In June 2000, democracy promotion – understood as a cooperative international effort designed to strengthen all aspects of the democratic process, elections included – received the endorsement of more than a hundred sovereign governments meeting in Warsaw to found the Community of Democracies. To be sure, the Warsaw Declaration also acknowledged the importance of "sovereignty and the principle of non-interference in internal affairs." But it gave no sanction to the view that democracy promotion – meaning nonviolent and transparent efforts "to strengthen institutions and processes of democracy" – conflicts with sovereignty or violates the principle of noninterference. On the contrary, the Declaration affirmed the importance of democracy promotion in the evolving international system of transnational bodies, democracy-assistance organizations, grassroots NGOs – and sovereign states.
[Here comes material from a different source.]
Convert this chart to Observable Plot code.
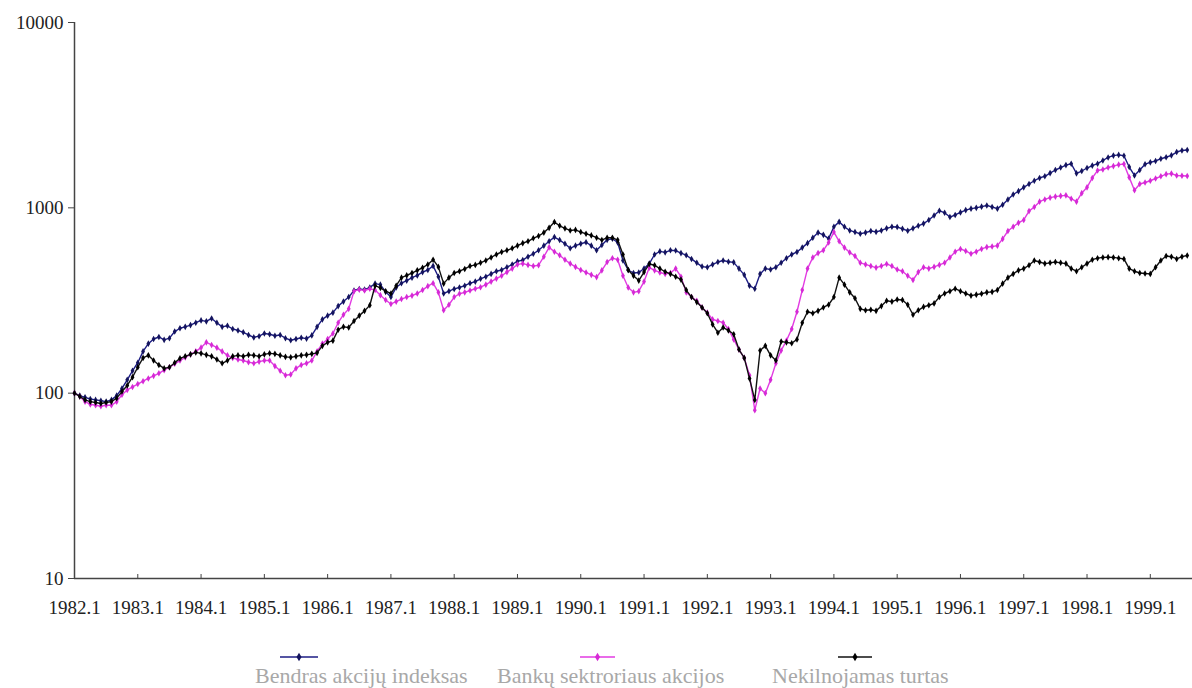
<!DOCTYPE html>
<html><head><meta charset="utf-8">
<script src="https://cdn.jsdelivr.net/npm/d3@7"></script>
<script src="https://cdn.jsdelivr.net/npm/@observablehq/plot@0.6"></script>
<style>
body{margin:0;background:#fff;}
#wrap{position:relative;width:1192px;height:688px;font-family:"Liberation Serif","Times New Roman",serif;overflow:hidden;}
#legend{position:absolute;left:0;top:630px;}
</style></head><body><div id="wrap"><div id="chart"></div><div id="legend"></div></div>
<script>
// ---- data (monthly, starting 1982.1) ----
const startYear = 1982;
const yearLabels = ["1982.1","1983.1","1984.1","1985.1","1986.1","1987.1","1988.1","1989.1","1990.1","1991.1","1992.1","1993.1","1994.1","1995.1","1996.1","1997.1","1998.1","1999.1"];
const yTicks = [10, 100, 1000, 10000];
const seriesNames = ["Bendras akcijų indeksas", "Bankų sektroriaus akcijos", "Nekilnojamas turtas"];
const seriesColors = ["#1c1c84", "#e23be2", "#111111"];
const markerColors = ["#14145e", "#d62ad6", "#000000"];

const bendras = [100,97,95,93,92,91,90,92,97,106,
118,132,146,168,185,196,201,194,198,215,
224,228,233,240,247,244,253,240,228,231,
222,218,213,206,200,203,210,208,204,206,
198,193,196,199,197,205,228,250,262,272,
295,312,330,358,365,362,372,390,385,352,
330,372,392,405,420,432,450,462,486,425,
345,355,365,372,380,392,400,414,425,440,
455,462,478,495,515,522,545,565,590,625,
660,695,670,640,605,625,640,652,625,590,
630,672,681,650,520,462,445,448,470,500,
560,582,575,590,588,570,555,530,505,482,
478,495,510,520,512,508,470,435,380,366,
440,470,465,478,505,535,560,578,610,645,
690,735,715,682,790,840,790,755,740,725,
735,750,742,755,775,790,788,770,752,775,
800,822,860,910,965,940,892,915,945,972,
990,1000,1015,1030,1010,990,1040,1110,1180,1230,
1290,1345,1400,1450,1480,1540,1600,1650,1700,1730,
1535,1580,1640,1690,1730,1800,1870,1914,1930,1910,
1660,1495,1600,1720,1760,1790,1840,1875,1920,2000,
2040,2050];

const bankai = [100,96,90,87,86,85,86,86,90,98,
104,108,112,116,120,124,128,133,138,144,
150,156,162,168,176,188,182,176,168,160,
155,152,150,147,145,148,150,150,140,132,
125,126,136,142,145,150,168,185,196,210,
240,265,285,355,362,358,366,360,338,318,
303,312,322,330,336,345,360,378,392,350,
280,300,330,344,350,358,366,373,385,400,
415,430,450,470,495,500,492,485,490,545,
612,580,555,525,500,480,462,448,435,423,
460,510,535,525,430,372,350,355,400,476,
460,448,440,445,470,425,350,330,315,290,
272,250,245,240,222,195,172,155,125,81,
106,100,118,145,170,192,222,275,360,470,
540,570,590,650,740,660,610,574,550,505,
495,485,476,485,498,485,465,455,430,408,
450,478,470,480,492,505,540,580,600,585,
565,580,600,614,618,625,680,750,790,830,
860,960,1010,1080,1110,1135,1150,1160,1168,1120,
1080,1200,1290,1450,1590,1610,1650,1680,1710,1725,
1460,1245,1345,1370,1400,1440,1480,1520,1530,1495,
1490,1485];

const nekilnojamas = [100,96,92,90,89,88,89,90,94,102,
110,122,138,155,160,150,142,136,138,146,
154,158,162,166,164,161,158,152,145,150,
158,160,158,161,160,158,162,164,163,160,
157,156,158,160,161,163,165,180,188,192,
220,228,226,245,262,278,298,380,370,355,
345,380,420,432,445,460,475,495,525,480,
390,420,445,455,468,485,492,505,520,540,
560,578,590,605,625,645,660,685,705,735,
780,838,800,775,755,760,740,725,710,690,
670,690,690,670,560,462,430,405,450,498,
490,470,452,440,425,410,360,330,310,290,
270,235,212,226,218,208,172,155,120,92,
170,180,160,150,190,188,186,195,240,275,
270,278,290,300,330,420,385,350,325,285,
280,282,278,295,315,312,320,318,300,265,
280,292,298,305,330,345,355,366,355,345,
336,340,344,350,352,360,390,420,440,460,
470,490,520,510,500,505,510,505,500,470,
455,478,500,525,535,540,542,540,535,530,
470,455,445,442,440,478,520,550,545,530,
545,553];

// ---- build table ----
const seriesValues = [bendras, bankai, nekilnojamas];
const rows = seriesValues.map((vals, si) => vals.map((v, m) => ({m, v, s: seriesNames[si]})));
const tickMonths = yearLabels.map((_, i) => i * 12);
const monthsSpan = 212;

const marks = [
  Plot.ruleX([0], {stroke: "#444", strokeWidth: 1.5}),
  Plot.ruleY([10], {stroke: "#444", strokeWidth: 1.5}),
  Plot.axisY({ticks: yTicks, tickFormat: d => String(d), tickSize: 6, tickPadding: 5, label: null, stroke: "#444", fill: "#222"}),
  Plot.axisX({ticks: tickMonths, tickFormat: d => yearLabels[tickMonths.indexOf(d)], tickSize: -4, tickPadding: 26, label: null, stroke: "#444", fill: "#222"})
];
rows.forEach((r, si) => {
  marks.push(Plot.line(r, {x: "m", y: "v", stroke: seriesColors[si], strokeWidth: 1.4}));
  marks.push(Plot.dot(r, {x: "m", y: "v", fill: markerColors[si], symbol: "diamond", r: 2}));
});

const chart = Plot.plot({
  width: 1192, height: 630,
  marginLeft: 74, marginRight: 0, marginTop: 22, marginBottom: 52,
  style: {fontFamily: '"Liberation Serif","Times New Roman",serif', fontSize: "19px", background: "#fff", overflow: "visible"},
  x: {domain: [0, monthsSpan], label: null},
  y: {type: "log", domain: [10, 10000], label: null},
  marks
});
document.getElementById("chart").appendChild(chart);

// ---- legend ----
const legendLayout = [
  {tx: 255, x1: 280, x2: 318},
  {tx: 497, x1: 580, x2: 615},
  {tx: 772, x1: 838, x2: 872}
];
const svg = d3.select("#legend").append("svg").attr("width", 1192).attr("height", 58);
seriesNames.forEach((name, i) => {
  const L = legendLayout[i];
  svg.append("line").attr("x1", L.x1).attr("x2", L.x2).attr("y1", 27).attr("y2", 27)
    .attr("stroke", seriesColors[i]).attr("stroke-width", 1.6);
  const cx = (L.x1 + L.x2) / 2;
  svg.append("path").attr("d", d3.symbol(d3.symbolDiamond, 22)()).attr("transform", `translate(${cx},27)`)
    .attr("fill", markerColors[i]);
  svg.append("text").attr("x", L.tx).attr("y", 53).attr("font-size", 22)
    .attr("font-family", '"Liberation Serif","Times New Roman",serif').attr("fill", "#a8a8a8").text(name);
});
</script>
</body></html>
While the Community of Democracies was never meant to be a democracy-assistance agency as such, its aims do emphatically include the goal of fostering greater cooperation and commitment among democratic countries in order the advance the cause of democracy worldwide. Heretofore, however, the Community's voice has been muted and its role unclear – and as I've noted, its character has been compromised by the participation of some semi-authoritarian and backsliding governments. The new backlash against democracy promotion gives the Community an opportunity to play a more visible role and important role in the current international debate. The Community needs to reaffirms and further elaborate the Warsaw Declaration in light of new circumstances and to seek approval for the Declaration from governments and parliaments around the world, as well as from regional bodies and global institutions, including the United Nations. With its core mission under attack, this unique but still untested international association should mobilize in a concerted way to broaden the acceptance of democracy promotion as an international principle and practice. If the Community of Democracies can rise to this challenge, it will help to isolate and discredit the new assault on democracy promotion and bring the world's democracies together around a worthy common purpose.